• **Exercise details**: Exactly the lines from the start of the data below through the line that contains "const yTickVals = [0, 0.05, 0.1, 0.15];" are to be copied, with pictures left out.

• **Task data**:
• • •

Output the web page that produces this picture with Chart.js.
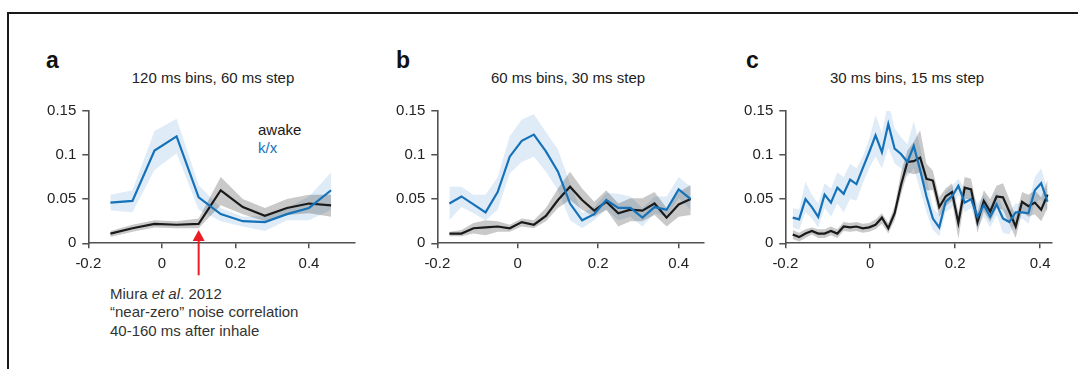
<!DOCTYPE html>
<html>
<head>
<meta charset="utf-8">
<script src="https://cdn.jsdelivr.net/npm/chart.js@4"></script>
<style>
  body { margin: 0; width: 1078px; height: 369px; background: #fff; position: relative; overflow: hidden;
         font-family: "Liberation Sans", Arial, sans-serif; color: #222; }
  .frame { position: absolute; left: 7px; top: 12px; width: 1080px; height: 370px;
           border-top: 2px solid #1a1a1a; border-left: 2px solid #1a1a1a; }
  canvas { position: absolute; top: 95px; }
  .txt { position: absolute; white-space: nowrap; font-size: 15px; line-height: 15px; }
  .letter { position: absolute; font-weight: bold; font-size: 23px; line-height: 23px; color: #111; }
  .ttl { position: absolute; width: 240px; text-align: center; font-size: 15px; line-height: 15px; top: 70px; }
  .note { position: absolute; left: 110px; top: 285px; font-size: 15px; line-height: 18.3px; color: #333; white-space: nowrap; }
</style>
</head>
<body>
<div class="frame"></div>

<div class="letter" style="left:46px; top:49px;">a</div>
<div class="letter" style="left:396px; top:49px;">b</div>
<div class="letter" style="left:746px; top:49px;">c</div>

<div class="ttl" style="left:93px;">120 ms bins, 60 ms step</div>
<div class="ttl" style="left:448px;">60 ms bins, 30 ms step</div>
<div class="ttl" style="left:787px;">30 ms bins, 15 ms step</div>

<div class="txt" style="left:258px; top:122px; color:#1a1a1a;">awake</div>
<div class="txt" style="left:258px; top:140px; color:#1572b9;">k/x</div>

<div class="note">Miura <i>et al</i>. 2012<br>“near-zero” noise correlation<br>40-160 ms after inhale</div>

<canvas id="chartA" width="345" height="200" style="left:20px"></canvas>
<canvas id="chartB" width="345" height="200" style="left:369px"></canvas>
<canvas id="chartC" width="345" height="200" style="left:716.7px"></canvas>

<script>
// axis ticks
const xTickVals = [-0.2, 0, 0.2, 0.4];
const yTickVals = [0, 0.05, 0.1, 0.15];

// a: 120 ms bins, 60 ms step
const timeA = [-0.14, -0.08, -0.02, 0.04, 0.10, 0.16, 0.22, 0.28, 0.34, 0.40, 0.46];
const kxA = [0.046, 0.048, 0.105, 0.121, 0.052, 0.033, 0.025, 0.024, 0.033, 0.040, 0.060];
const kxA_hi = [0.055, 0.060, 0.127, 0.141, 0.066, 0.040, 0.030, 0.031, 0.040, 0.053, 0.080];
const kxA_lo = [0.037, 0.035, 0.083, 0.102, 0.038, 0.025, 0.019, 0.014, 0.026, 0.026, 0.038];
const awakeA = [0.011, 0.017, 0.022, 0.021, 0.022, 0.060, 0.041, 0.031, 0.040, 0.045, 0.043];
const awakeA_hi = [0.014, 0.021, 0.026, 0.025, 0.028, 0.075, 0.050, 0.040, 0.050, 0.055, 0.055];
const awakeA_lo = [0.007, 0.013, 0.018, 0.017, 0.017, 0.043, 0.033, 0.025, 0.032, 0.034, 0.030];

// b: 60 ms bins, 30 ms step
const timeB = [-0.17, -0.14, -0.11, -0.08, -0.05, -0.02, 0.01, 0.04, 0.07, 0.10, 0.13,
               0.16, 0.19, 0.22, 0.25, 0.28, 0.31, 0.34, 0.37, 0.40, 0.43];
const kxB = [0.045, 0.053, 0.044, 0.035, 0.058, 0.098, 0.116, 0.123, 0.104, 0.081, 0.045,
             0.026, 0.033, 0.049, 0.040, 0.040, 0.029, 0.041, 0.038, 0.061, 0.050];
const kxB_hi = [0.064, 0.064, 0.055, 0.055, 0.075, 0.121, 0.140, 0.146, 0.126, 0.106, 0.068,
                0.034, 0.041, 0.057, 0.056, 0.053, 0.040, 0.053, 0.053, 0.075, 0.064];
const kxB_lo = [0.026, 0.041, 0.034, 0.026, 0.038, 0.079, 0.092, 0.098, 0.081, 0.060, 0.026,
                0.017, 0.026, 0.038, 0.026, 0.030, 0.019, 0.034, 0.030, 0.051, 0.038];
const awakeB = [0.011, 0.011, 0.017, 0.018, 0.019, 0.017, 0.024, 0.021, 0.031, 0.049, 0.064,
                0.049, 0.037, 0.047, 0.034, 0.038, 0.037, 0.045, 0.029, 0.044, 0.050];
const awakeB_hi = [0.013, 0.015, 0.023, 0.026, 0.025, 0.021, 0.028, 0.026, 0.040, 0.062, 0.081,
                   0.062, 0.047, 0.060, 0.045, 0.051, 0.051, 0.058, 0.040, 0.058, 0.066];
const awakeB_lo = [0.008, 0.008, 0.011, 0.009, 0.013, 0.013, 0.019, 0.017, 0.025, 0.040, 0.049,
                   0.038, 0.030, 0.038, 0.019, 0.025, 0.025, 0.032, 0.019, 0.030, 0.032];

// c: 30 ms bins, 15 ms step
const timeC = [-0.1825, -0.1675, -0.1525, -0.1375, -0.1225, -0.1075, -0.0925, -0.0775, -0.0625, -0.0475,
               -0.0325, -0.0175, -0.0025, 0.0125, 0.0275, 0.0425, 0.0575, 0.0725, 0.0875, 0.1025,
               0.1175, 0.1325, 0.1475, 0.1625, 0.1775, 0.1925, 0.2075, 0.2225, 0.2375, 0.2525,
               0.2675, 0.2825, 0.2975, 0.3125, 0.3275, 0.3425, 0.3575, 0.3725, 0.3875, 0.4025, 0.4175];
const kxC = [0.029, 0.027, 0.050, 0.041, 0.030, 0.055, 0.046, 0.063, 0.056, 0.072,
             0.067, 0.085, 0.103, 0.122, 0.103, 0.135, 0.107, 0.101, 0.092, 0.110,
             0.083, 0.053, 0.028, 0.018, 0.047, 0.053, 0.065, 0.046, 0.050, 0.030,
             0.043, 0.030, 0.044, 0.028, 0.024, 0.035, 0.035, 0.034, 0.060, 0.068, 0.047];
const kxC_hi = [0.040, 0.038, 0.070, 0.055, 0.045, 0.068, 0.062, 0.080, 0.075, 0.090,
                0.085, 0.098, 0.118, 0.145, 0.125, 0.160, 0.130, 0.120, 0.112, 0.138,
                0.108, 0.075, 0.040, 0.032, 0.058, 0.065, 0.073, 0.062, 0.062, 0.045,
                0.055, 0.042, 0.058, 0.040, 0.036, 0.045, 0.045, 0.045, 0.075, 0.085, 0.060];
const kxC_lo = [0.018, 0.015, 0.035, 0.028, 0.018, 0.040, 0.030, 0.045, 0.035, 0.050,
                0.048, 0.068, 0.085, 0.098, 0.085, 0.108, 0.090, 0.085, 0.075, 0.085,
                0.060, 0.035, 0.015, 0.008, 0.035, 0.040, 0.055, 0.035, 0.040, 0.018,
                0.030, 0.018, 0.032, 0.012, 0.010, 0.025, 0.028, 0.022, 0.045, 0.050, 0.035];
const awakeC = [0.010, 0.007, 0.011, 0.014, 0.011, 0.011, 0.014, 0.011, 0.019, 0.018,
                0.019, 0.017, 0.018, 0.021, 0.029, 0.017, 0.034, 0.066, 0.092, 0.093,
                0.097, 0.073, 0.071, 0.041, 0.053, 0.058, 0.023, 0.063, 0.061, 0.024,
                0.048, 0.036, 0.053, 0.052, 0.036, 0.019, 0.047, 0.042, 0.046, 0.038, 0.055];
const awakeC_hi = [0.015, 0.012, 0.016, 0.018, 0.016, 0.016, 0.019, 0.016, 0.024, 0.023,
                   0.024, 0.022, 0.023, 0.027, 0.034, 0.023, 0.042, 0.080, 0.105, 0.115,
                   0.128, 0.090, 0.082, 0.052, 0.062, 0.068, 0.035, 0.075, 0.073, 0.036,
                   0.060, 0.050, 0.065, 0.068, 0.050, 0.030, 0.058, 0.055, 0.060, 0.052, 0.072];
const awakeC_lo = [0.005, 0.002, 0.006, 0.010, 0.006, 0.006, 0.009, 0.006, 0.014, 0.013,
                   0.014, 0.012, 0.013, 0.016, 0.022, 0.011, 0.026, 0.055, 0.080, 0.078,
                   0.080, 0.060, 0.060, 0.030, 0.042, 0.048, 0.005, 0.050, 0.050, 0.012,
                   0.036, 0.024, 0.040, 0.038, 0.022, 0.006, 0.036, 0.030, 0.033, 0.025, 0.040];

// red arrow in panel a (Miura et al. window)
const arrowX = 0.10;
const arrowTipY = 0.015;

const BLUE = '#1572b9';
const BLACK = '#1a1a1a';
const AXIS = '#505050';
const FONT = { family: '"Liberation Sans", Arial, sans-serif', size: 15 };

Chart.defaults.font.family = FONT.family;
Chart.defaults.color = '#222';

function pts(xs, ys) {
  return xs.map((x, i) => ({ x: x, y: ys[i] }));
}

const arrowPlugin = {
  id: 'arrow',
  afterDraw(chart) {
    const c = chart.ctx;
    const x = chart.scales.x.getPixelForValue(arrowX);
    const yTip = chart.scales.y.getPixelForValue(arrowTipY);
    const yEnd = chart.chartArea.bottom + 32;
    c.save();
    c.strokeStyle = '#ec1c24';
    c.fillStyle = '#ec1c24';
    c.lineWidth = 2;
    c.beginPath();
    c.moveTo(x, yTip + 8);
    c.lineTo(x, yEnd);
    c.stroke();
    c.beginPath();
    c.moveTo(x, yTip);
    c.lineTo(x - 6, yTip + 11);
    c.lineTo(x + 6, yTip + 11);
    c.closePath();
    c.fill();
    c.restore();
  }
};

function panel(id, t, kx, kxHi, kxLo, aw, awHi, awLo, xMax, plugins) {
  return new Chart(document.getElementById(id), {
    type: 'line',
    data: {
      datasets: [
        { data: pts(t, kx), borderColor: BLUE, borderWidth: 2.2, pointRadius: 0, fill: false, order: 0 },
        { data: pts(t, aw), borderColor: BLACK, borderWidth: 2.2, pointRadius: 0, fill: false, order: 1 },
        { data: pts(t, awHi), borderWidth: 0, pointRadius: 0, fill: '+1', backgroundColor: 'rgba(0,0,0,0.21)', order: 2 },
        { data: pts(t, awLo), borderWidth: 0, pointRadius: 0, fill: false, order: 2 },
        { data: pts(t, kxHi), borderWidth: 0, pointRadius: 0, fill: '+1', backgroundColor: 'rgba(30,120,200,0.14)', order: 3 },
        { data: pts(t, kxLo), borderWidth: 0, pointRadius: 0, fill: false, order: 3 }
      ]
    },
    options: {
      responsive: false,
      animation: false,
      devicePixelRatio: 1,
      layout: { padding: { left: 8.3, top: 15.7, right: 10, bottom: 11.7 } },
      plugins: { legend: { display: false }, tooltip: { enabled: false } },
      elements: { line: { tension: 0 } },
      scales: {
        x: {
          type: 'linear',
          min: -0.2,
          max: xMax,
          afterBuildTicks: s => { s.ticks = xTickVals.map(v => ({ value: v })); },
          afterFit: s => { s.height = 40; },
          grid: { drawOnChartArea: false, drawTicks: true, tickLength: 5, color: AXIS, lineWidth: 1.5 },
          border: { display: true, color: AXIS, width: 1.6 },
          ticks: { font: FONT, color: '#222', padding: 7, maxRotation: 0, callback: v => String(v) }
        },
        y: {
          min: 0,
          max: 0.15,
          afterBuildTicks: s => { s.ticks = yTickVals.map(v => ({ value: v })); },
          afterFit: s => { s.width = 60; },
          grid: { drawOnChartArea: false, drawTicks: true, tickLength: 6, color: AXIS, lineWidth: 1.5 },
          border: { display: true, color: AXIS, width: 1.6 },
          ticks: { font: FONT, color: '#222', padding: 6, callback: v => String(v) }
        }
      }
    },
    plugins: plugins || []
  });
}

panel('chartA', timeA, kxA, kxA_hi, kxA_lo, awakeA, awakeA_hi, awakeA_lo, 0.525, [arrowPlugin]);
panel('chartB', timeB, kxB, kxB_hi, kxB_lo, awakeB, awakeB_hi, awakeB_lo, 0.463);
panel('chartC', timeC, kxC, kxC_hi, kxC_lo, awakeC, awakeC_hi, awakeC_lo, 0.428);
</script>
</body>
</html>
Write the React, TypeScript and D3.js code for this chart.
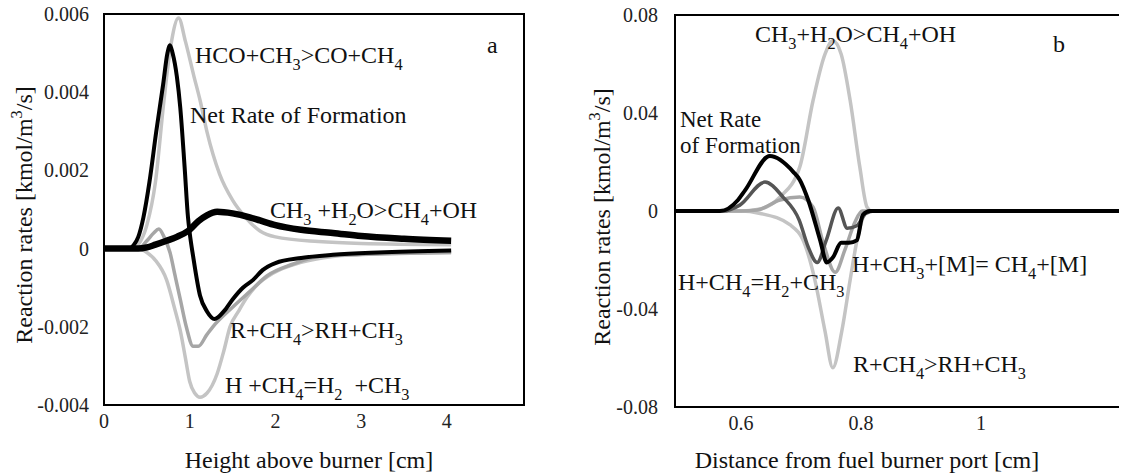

• • •

• **Finished answer**:
Output the web page that produces this picture with Chart.js.
<!DOCTYPE html>
<html>
<head>
<meta charset="utf-8">
<script src="https://cdn.jsdelivr.net/npm/chart.js@4"></script>
<style>
  body { margin: 0; width: 1078px; height: 369px; background: #fff; position: relative; overflow: hidden;
         font-family: "Liberation Sans", Arial, sans-serif; color: #222; }
  .frame { position: absolute; left: 7px; top: 12px; width: 1080px; height: 370px;
           border-top: 2px solid #1a1a1a; border-left: 2px solid #1a1a1a; }
  canvas { position: absolute; top: 95px; }
  .txt { position: absolute; white-space: nowrap; font-size: 15px; line-height: 15px; }
  .letter { position: absolute; font-weight: bold; font-size: 23px; line-height: 23px; color: #111; }
  .ttl { position: absolute; width: 240px; text-align: center; font-size: 15px; line-height: 15px; top: 70px; }
  .note { position: absolute; left: 110px; top: 285px; font-size: 15px; line-height: 18.3px; color: #333; white-space: nowrap; }
</style>
</head>
<body>
<div class="frame"></div>

<div class="letter" style="left:46px; top:49px;">a</div>
<div class="letter" style="left:396px; top:49px;">b</div>
<div class="letter" style="left:746px; top:49px;">c</div>

<div class="ttl" style="left:93px;">120 ms bins, 60 ms step</div>
<div class="ttl" style="left:448px;">60 ms bins, 30 ms step</div>
<div class="ttl" style="left:787px;">30 ms bins, 15 ms step</div>

<div class="txt" style="left:258px; top:122px; color:#1a1a1a;">awake</div>
<div class="txt" style="left:258px; top:140px; color:#1572b9;">k/x</div>

<div class="note">Miura <i>et al</i>. 2012<br>“near-zero” noise correlation<br>40-160 ms after inhale</div>

<canvas id="chartA" width="345" height="200" style="left:20px"></canvas>
<canvas id="chartB" width="345" height="200" style="left:369px"></canvas>
<canvas id="chartC" width="345" height="200" style="left:716.7px"></canvas>

<script>
// axis ticks
const xTickVals = [-0.2, 0, 0.2, 0.4];
const yTickVals = [0, 0.05, 0.1, 0.15];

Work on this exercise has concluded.